CHALLENGE :: Output every line exactly as written. Leave out pictures.

INFORMATION SUPPLIED ::

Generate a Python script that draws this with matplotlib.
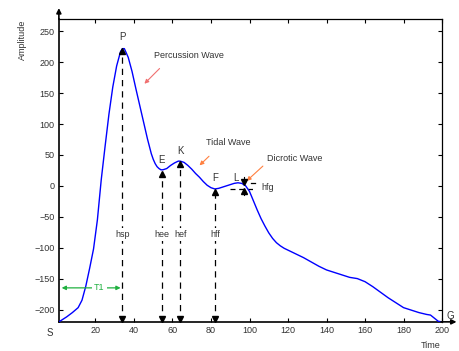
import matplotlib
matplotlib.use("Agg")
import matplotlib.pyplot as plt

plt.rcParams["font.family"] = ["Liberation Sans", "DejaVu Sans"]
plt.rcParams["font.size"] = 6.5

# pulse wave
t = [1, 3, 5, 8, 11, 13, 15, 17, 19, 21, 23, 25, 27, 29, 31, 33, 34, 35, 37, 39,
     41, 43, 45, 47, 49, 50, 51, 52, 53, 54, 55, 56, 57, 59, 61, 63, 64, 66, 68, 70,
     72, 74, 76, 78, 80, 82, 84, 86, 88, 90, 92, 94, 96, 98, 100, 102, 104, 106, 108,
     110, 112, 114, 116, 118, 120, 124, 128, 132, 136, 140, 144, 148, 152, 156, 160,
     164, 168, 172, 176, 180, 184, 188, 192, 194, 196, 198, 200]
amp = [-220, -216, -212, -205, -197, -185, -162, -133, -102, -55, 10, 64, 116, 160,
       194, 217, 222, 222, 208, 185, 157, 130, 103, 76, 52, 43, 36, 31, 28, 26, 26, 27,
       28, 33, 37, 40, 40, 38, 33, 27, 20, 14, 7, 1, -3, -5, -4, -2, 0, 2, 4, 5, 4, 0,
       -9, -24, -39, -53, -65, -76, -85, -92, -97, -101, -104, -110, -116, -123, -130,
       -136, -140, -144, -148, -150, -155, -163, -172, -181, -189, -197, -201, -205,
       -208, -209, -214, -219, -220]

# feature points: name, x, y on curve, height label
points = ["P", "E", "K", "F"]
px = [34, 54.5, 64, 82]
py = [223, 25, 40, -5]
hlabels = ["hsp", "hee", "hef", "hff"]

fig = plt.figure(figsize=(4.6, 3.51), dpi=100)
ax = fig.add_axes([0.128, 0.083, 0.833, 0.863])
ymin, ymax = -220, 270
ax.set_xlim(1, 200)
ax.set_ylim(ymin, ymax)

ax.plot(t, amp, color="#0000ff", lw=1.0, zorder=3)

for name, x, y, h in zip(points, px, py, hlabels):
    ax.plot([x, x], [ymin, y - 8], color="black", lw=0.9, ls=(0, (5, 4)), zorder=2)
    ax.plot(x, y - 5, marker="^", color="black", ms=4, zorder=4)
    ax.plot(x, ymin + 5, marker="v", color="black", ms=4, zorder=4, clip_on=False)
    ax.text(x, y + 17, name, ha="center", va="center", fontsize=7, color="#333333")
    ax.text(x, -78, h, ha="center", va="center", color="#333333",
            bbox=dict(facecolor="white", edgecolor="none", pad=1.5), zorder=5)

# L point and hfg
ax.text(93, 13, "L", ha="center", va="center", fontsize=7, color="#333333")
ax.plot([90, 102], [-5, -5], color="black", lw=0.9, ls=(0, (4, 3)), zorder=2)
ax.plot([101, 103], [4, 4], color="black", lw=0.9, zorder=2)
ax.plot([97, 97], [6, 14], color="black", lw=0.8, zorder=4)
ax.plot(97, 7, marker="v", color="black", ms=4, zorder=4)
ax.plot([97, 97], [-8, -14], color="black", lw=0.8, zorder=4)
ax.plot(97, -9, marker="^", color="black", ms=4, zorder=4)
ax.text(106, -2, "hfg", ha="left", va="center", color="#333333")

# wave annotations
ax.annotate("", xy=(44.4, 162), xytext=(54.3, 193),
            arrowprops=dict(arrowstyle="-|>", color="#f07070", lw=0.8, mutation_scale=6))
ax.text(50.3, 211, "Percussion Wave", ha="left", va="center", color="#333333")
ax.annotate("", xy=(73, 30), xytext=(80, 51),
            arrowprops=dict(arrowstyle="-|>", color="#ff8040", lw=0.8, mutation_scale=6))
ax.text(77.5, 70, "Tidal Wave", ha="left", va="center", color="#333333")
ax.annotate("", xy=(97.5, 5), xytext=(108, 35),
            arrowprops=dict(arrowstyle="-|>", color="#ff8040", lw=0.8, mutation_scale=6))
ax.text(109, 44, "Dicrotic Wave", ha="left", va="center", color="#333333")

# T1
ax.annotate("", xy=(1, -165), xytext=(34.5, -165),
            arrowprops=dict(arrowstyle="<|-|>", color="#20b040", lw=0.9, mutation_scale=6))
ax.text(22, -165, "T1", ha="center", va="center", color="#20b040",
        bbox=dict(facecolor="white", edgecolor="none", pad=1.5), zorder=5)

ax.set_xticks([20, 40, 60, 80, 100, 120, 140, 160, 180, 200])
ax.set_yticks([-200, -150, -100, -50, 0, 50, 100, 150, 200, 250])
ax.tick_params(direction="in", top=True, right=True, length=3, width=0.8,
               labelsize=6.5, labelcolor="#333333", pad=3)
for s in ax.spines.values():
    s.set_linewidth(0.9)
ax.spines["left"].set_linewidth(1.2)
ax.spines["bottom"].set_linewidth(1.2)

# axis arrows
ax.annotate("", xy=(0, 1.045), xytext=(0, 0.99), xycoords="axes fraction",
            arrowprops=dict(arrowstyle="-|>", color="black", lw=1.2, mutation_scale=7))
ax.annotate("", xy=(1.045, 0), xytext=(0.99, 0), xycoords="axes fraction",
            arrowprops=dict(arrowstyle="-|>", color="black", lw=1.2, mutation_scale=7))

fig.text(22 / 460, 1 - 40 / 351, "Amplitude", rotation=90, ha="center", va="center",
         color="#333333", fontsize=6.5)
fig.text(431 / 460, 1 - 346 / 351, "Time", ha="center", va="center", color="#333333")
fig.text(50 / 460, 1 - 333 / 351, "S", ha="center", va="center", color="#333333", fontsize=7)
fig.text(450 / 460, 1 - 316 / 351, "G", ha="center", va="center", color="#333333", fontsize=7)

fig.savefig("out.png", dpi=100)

EXERCISE ANSWER ::
Generate a Python script that draws this with matplotlib.
import matplotlib
matplotlib.use("Agg")
import matplotlib.pyplot as plt

plt.rcParams["font.family"] = ["Liberation Sans", "DejaVu Sans"]
plt.rcParams["font.size"] = 6.5

# pulse wave
t = [1, 3, 5, 8, 11, 13, 15, 17, 19, 21, 23, 25, 27, 29, 31, 33, 34, 35, 37, 39,
     41, 43, 45, 47, 49, 50, 51, 52, 53, 54, 55, 56, 57, 59, 61, 63, 64, 66, 68, 70,
     72, 74, 76, 78, 80, 82, 84, 86, 88, 90, 92, 94, 96, 98, 100, 102, 104, 106, 108,
     110, 112, 114, 116, 118, 120, 124, 128, 132, 136, 140, 144, 148, 152, 156, 160,
     164, 168, 172, 176, 180, 184, 188, 192, 194, 196, 198, 200]
amp = [-220, -216, -212, -205, -197, -185, -162, -133, -102, -55, 10, 64, 116, 160,
       194, 217, 222, 222, 208, 185, 157, 130, 103, 76, 52, 43, 36, 31, 28, 26, 26, 27,
       28, 33, 37, 40, 40, 38, 33, 27, 20, 14, 7, 1, -3, -5, -4, -2, 0, 2, 4, 5, 4, 0,
       -9, -24, -39, -53, -65, -76, -85, -92, -97, -101, -104, -110, -116, -123, -130,
       -136, -140, -144, -148, -150, -155, -163, -172, -181, -189, -197, -201, -205,
       -208, -209, -214, -219, -220]

# feature points: name, x, y on curve, height label
points = ["P", "E", "K", "F"]
px = [34, 54.5, 64, 82]
py = [223, 25, 40, -5]
hlabels = ["hsp", "hee", "hef", "hff"]

fig = plt.figure(figsize=(4.6, 3.51), dpi=100)
ax = fig.add_axes([0.128, 0.083, 0.833, 0.863])
ymin, ymax = -220, 270
ax.set_xlim(1, 200)
ax.set_ylim(ymin, ymax)

ax.plot(t, amp, color="#0000ff", lw=1.0, zorder=3)

for name, x, y, h in zip(points, px, py, hlabels):
    ax.plot([x, x], [ymin, y - 8], color="black", lw=0.9, ls=(0, (5, 4)), zorder=2)
    ax.plot(x, y - 5, marker="^", color="black", ms=4, zorder=4)
    ax.plot(x, ymin + 5, marker="v", color="black", ms=4, zorder=4, clip_on=False)
    ax.text(x, y + 17, name, ha="center", va="center", fontsize=7, color="#333333")
    ax.text(x, -78, h, ha="center", va="center", color="#333333",
            bbox=dict(facecolor="white", edgecolor="none", pad=1.5), zorder=5)

# L point and hfg
ax.text(93, 13, "L", ha="center", va="center", fontsize=7, color="#333333")
ax.plot([90, 102], [-5, -5], color="black", lw=0.9, ls=(0, (4, 3)), zorder=2)
ax.plot([101, 103], [4, 4], color="black", lw=0.9, zorder=2)
ax.plot([97, 97], [6, 14], color="black", lw=0.8, zorder=4)
ax.plot(97, 7, marker="v", color="black", ms=4, zorder=4)
ax.plot([97, 97], [-8, -14], color="black", lw=0.8, zorder=4)
ax.plot(97, -9, marker="^", color="black", ms=4, zorder=4)
ax.text(106, -2, "hfg", ha="left", va="center", color="#333333")

# wave annotations
ax.annotate("", xy=(44.4, 162), xytext=(54.3, 193),
            arrowprops=dict(arrowstyle="-|>", color="#f07070", lw=0.8, mutation_scale=6))
ax.text(50.3, 211, "Percussion Wave", ha="left", va="center", color="#333333")
ax.annotate("", xy=(73, 30), xytext=(80, 51),
            arrowprops=dict(arrowstyle="-|>", color="#ff8040", lw=0.8, mutation_scale=6))
ax.text(77.5, 70, "Tidal Wave", ha="left", va="center", color="#333333")
ax.annotate("", xy=(97.5, 5), xytext=(108, 35),
            arrowprops=dict(arrowstyle="-|>", color="#ff8040", lw=0.8, mutation_scale=6))
ax.text(109, 44, "Dicrotic Wave", ha="left", va="center", color="#333333")

# T1
ax.annotate("", xy=(1, -165), xytext=(34.5, -165),
            arrowprops=dict(arrowstyle="<|-|>", color="#20b040", lw=0.9, mutation_scale=6))
ax.text(22, -165, "T1", ha="center", va="center", color="#20b040",
        bbox=dict(facecolor="white", edgecolor="none", pad=1.5), zorder=5)

ax.set_xticks([20, 40, 60, 80, 100, 120, 140, 160, 180, 200])
ax.set_yticks([-200, -150, -100, -50, 0, 50, 100, 150, 200, 250])
ax.tick_params(direction="in", top=True, right=True, length=3, width=0.8,
               labelsize=6.5, labelcolor="#333333", pad=3)
for s in ax.spines.values():
    s.set_linewidth(0.9)
ax.spines["left"].set_linewidth(1.2)
ax.spines["bottom"].set_linewidth(1.2)

# axis arrows
ax.annotate("", xy=(0, 1.045), xytext=(0, 0.99), xycoords="axes fraction",
            arrowprops=dict(arrowstyle="-|>", color="black", lw=1.2, mutation_scale=7))
ax.annotate("", xy=(1.045, 0), xytext=(0.99, 0), xycoords="axes fraction",
            arrowprops=dict(arrowstyle="-|>", color="black", lw=1.2, mutation_scale=7))

fig.text(22 / 460, 1 - 40 / 351, "Amplitude", rotation=90, ha="center", va="center",
         color="#333333", fontsize=6.5)
fig.text(431 / 460, 1 - 346 / 351, "Time", ha="center", va="center", color="#333333")
fig.text(50 / 460, 1 - 333 / 351, "S", ha="center", va="center", color="#333333", fontsize=7)
fig.text(450 / 460, 1 - 316 / 351, "G", ha="center", va="center", color="#333333", fontsize=7)

fig.savefig("out.png", dpi=100)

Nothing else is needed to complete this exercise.